A LISTED signal box next to a district rail station can be dismantled and rebuilt over the Pennines after ambitious plans were approved.

Network Rail revealed their plans to carefully dismantle the signal box just outside Keighley Station transport it to Irlam Station in Salford and reconstruct it, before turning it into a "museum of signalling."

A partnership between a number of groups in the Irlam area has been working to restore Irlam Station to its former glory, and has already installed a number of heritage attractions to the station. They have been granted planning permission by Salford Council to install a Midland Railway Box on the site to "demonstrate signalling techniques" to visitors.

Now Bradford Council has granted planning permission for the structure to be removed from Keighley.

Planning officers at Bradford Council said: "The removal of the signal box will take it from its original historic location and, indeed, out of Bradford Council's administrative area.
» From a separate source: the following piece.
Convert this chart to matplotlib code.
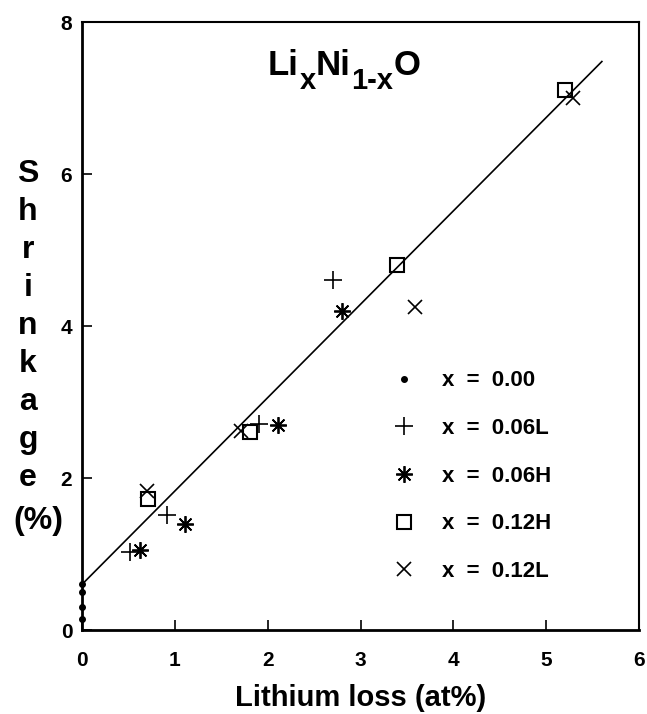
import matplotlib
matplotlib.use('Agg')
import matplotlib.pyplot as plt

plt.rcParams['font.family'] = 'Liberation Sans'

# data
x000_loss = [0.0, 0.0, 0.0, 0.0]
x000_shrink = [0.6, 0.5, 0.3, 0.15]
x006L_loss = [0.52, 0.92, 1.91, 2.70]
x006L_shrink = [1.02, 1.51, 2.71, 4.60]
x006H_loss = [0.62, 1.11, 2.11, 2.80]
x006H_shrink = [1.05, 1.40, 2.70, 4.20]
x012H_loss = [0.71, 1.81, 3.39, 5.20]
x012H_shrink = [1.72, 2.60, 4.80, 7.11]
x012L_loss = [0.70, 1.71, 3.59, 5.29]
x012L_shrink = [1.83, 2.62, 4.25, 7.00]
fit_x = [0.0, 5.6]
fit_y = [0.6, 7.48]

labels = ['x  =  0.00', 'x  =  0.06L', 'x  =  0.06H', 'x  =  0.12H', 'x  =  0.12L']

fig = plt.figure(figsize=(6.47, 7.14), dpi=100)
ax = fig.add_axes([82 / 647, 1 - 630 / 714, 557 / 647, 608 / 714])

ax.plot(fit_x, fit_y, color='black', lw=1.2, zorder=1)
ax.plot(x000_loss, x000_shrink, 'o', color='black', ms=4, label=labels[0], clip_on=False)
ax.plot(x006L_loss, x006L_shrink, '+', color='black', ms=13, mew=1.2, label=labels[1])
ax.plot(x006H_loss, x006H_shrink, marker=(8, 2, 0), ls='none', color='black', ms=12, mew=1.3, label=labels[2])
ax.plot(x012H_loss, x012H_shrink, 's', mfc='none', mec='black', ms=10, mew=1.5, label=labels[3])
ax.plot(x012L_loss, x012L_shrink, 'x', color='black', ms=10, mew=1.2, label=labels[4])

ax.set_xlim(0, 6)
ax.set_ylim(0, 8)
ax.set_xticks(range(0, 7))
ax.set_yticks(range(0, 9, 2))
ax.tick_params(direction='in', length=7, width=1.2, labelsize=15)
ax.tick_params(axis='x', pad=15)
ax.tick_params(axis='y', pad=7)
for lab in ax.get_xticklabels() + ax.get_yticklabels():
    lab.set_fontweight('bold')
for side in ['left', 'bottom']:
    ax.spines[side].set_linewidth(2)
for side in ['top', 'right']:
    ax.spines[side].set_linewidth(1.5)

ax.set_xlabel('Lithium loss (at%)', fontsize=21, fontweight='bold', labelpad=10)

# stacked y-label
ylab = 'Shrinkage'
for i, ch in enumerate(ylab):
    fig.text(28 / 647, 1 - (174 + i * 38) / 714, ch, fontsize=23, fontweight='bold',
             ha='center', va='center')
fig.text(38 / 647, 1 - 521 / 714, '(%)', fontsize=23, fontweight='bold',
         ha='center', va='center')

# title Li_x Ni_(1-x) O built from pieces so the subscripts stay large
title_parts = [('Li', False), ('x', True), ('Ni', False), ('1-x', True), ('O', False)]
prev = ax.text(0.334, 0.913, title_parts[0][0], transform=ax.transAxes,
               fontsize=25, fontweight='bold', ha='left', va='baseline')
prev_sub = False
for part, is_sub in title_parts[1:]:
    if is_sub == prev_sub:
        dy = 0
    elif is_sub:
        dy = -9.5
    else:
        dy = 9.5
    prev = ax.annotate(part, xy=(1, 0), xycoords=prev, xytext=(0.3, dy),
                       textcoords='offset points', fontsize=21 if is_sub else 25,
                       fontweight='bold', ha='left', va='bottom')
    prev_sub = is_sub

leg = ax.legend(loc='upper left', bbox_to_anchor=(0.518, 0.46), frameon=False,
                prop={'weight': 'bold', 'size': 16}, handlelength=1.2,
                handletextpad=1.1, labelspacing=1.2, numpoints=1)

fig.savefig('out.png', dpi=100)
However, the agent presents strong arguments that this has to be weighed against the opportunity to secure beneficial re-use of the redundant structure in a working railway environment.
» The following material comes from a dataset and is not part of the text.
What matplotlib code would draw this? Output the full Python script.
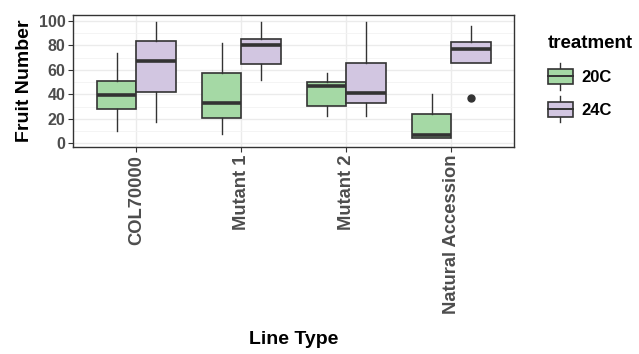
import matplotlib
matplotlib.use("Agg")
import matplotlib.pyplot as plt
from matplotlib.legend_handler import HandlerBase
from matplotlib.patches import Patch, Rectangle
from matplotlib.lines import Line2D

# data (box summary per line type and treatment)
line_types = ["COL70000", "Mutant 1", "Mutant 2", "Natural Accession"]
treatments = ["20C", "24C"]

whislo_20 = [10.0, 7.6, 22.0, 4.6]
q1_20 = [28.3, 20.4, 30.5, 4.6]
med_20 = [39.7, 32.6, 47.0, 7.1]
q3_20 = [51.1, 57.4, 50.0, 23.7]
whishi_20 = [73.4, 81.6, 57.6, 40.5]
fliers_20 = [[], [], [], []]

whislo_24 = [17.1, 51.7, 22.0, 65.5]
q1_24 = [41.6, 64.4, 33.2, 65.5]
med_24 = [67.2, 80.2, 41.1, 76.9]
q3_24 = [83.2, 84.8, 65.8, 82.4]
whishi_24 = [99.2, 99.2, 99.2, 95.7]
fliers_24 = [[], [], [], [36.7]]

colors = {"20C": "#A5D9A5", "24C": "#D2C6E1"}
edge = "#333333"


def make_stats(lo, q1, med, q3, hi, fl):
    return [dict(whislo=a, q1=b, med=c, q3=d, whishi=e, fliers=f)
            for a, b, c, d, e, f in zip(lo, q1, med, q3, hi, fl)]


class BoxKey(HandlerBase):
    def create_artists(self, legend, orig, xd, yd, w, h, fs, trans):
        x0, y0 = -xd, -yd
        cx = x0 + w / 2
        arts = [
            Line2D([cx, cx], [y0 - 0.4 * h, y0 + 1.4 * h], color=edge, lw=1.0),
            Rectangle((x0, y0), w, h, facecolor=orig.get_facecolor(),
                      edgecolor=edge, lw=1.2),
            Line2D([x0, x0 + w], [y0 + h / 2, y0 + h / 2], color=edge, lw=1.4),
        ]
        for a in arts:
            a.set_transform(trans)
        return arts


plt.rcParams["font.family"] = ["Liberation Sans", "DejaVu Sans"]
plt.rcParams["font.weight"] = "bold"

fig = plt.figure(figsize=(6.39, 3.54), dpi=100)
ax = fig.add_axes([0.1147, 0.5839, 0.6901, 0.3737])

pos = list(range(1, len(line_types) + 1))
groups = [
    ("20C", make_stats(whislo_20, q1_20, med_20, q3_20, whishi_20, fliers_20), -0.1875),
    ("24C", make_stats(whislo_24, q1_24, med_24, q3_24, whishi_24, fliers_24), 0.1875),
]
for name, stats, off in groups:
    ax.bxp(stats, positions=[p + off for p in pos], widths=0.375,
           patch_artist=True, showcaps=False,
           boxprops=dict(facecolor=colors[name], edgecolor=edge, lw=1.2),
           whiskerprops=dict(color=edge, lw=1.0),
           medianprops=dict(color=edge, lw=2.6, solid_capstyle="butt"),
           flierprops=dict(marker="o", markerfacecolor=edge, markeredgecolor=edge,
                           markersize=5),
           zorder=3)

ax.set_xlim(0.4, 4.6)
ax.set_ylim(-3.3, 104.7)
ax.set_xticks(pos)
ax.set_xticklabels(line_types, rotation=90, fontsize=13.2, color="#4D4D4D",
                   fontweight="bold")
ax.set_yticks([0, 20, 40, 60, 80, 100])
ax.set_yticks([10, 30, 50, 70, 90], minor=True)
for lab in ax.get_yticklabels():
    lab.set_fontsize(11.5)
    lab.set_color("#4D4D4D")
    lab.set_fontweight("bold")
ax.tick_params(axis="both", which="major", length=3.5, width=0.8, color="#333333", pad=2)
ax.tick_params(axis="y", which="minor", length=0)
ax.grid(True, which="major", color="#EBEBEB", lw=1.0, zorder=0)
ax.grid(True, which="minor", axis="y", color="#F3F3F3", lw=0.6, zorder=0)
ax.set_axisbelow(True)
for sp in ax.spines.values():
    sp.set_color("#333333")
    sp.set_linewidth(1.0)

ax.set_ylabel("Fruit Number", fontsize=14, fontweight="bold", labelpad=4)
fig.text(0.4597, 0.018, "Line Type", fontsize=14, fontweight="bold",
         ha="center", va="bottom")

handles = [Patch(facecolor=colors[t], label=t) for t in treatments]
leg = fig.legend(handles=handles, labels=treatments, handler_map={Patch: BoxKey()},
                 loc="upper left", bbox_to_anchor=(0.849, 0.915), frameon=False,
                 title="treatment", fontsize=12, title_fontsize=13.5,
                 handlelength=1.55, handleheight=1.0, handletextpad=0.5,
                 labelspacing=1.0, alignment="left", borderaxespad=0,
                 borderpad=0.3)
leg.get_title().set_fontweight("bold")
for t in leg.get_texts():
    t.set_fontweight("bold")

fig.savefig("out.png", dpi=100)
"In support, the national Railway Heritage Trust also makes the point that in its present location the signal box is stranded between an operational railway (the Keighley and Worth Valley railway's link to Network Rail), and a Network Rail maintenance depot. This means that it is impossible to find any use for the building, as it is inaccessible without entering onto a fenced operational railway compound.
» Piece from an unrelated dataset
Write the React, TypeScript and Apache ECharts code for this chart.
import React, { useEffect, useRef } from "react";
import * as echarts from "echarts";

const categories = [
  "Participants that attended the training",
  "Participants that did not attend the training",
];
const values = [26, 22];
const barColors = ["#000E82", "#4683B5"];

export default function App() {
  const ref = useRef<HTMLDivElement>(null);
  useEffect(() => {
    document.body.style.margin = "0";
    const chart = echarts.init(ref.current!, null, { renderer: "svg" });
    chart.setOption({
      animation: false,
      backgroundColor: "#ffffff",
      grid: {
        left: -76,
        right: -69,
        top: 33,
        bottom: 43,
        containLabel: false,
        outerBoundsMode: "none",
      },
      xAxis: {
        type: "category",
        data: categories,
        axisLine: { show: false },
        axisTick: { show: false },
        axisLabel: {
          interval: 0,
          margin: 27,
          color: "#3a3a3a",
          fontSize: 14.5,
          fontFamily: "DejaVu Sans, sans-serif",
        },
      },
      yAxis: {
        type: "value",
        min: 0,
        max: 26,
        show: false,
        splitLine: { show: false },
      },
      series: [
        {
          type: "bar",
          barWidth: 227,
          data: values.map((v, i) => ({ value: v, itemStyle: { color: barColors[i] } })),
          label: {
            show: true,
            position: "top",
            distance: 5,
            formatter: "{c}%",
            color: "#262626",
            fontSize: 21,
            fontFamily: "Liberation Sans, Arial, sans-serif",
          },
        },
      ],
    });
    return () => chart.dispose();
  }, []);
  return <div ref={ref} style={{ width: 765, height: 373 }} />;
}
"As a result of disuse, the building is gradually deteriorating and, as a building with no function, the box will not feature high in the priorities of maintenance spending by Network Rail.

"Failure to take this opportunity will result in the box remaining in situ and remain an unused and deteriorating asset. In its present site, prospects for re-use are admittedly very limited."

Built to control the junction between the main line and the Oxenhope (Worth Valley) branch line, the Midland Railway Box was built in 1884. It was moved 19 metres to its current location in 1995.

A similar signal box, located at the Keighley and Worth Valley Station track, was refurbished and brought back into use in 2016.

The Irlam Station project is a partnership between the Hamilton Davies Trust, Salford Council, Transport for Greater Manchester, Network Rail, Northern Rail, Irlam and Cadishead History Society and Friends of Irlam Station.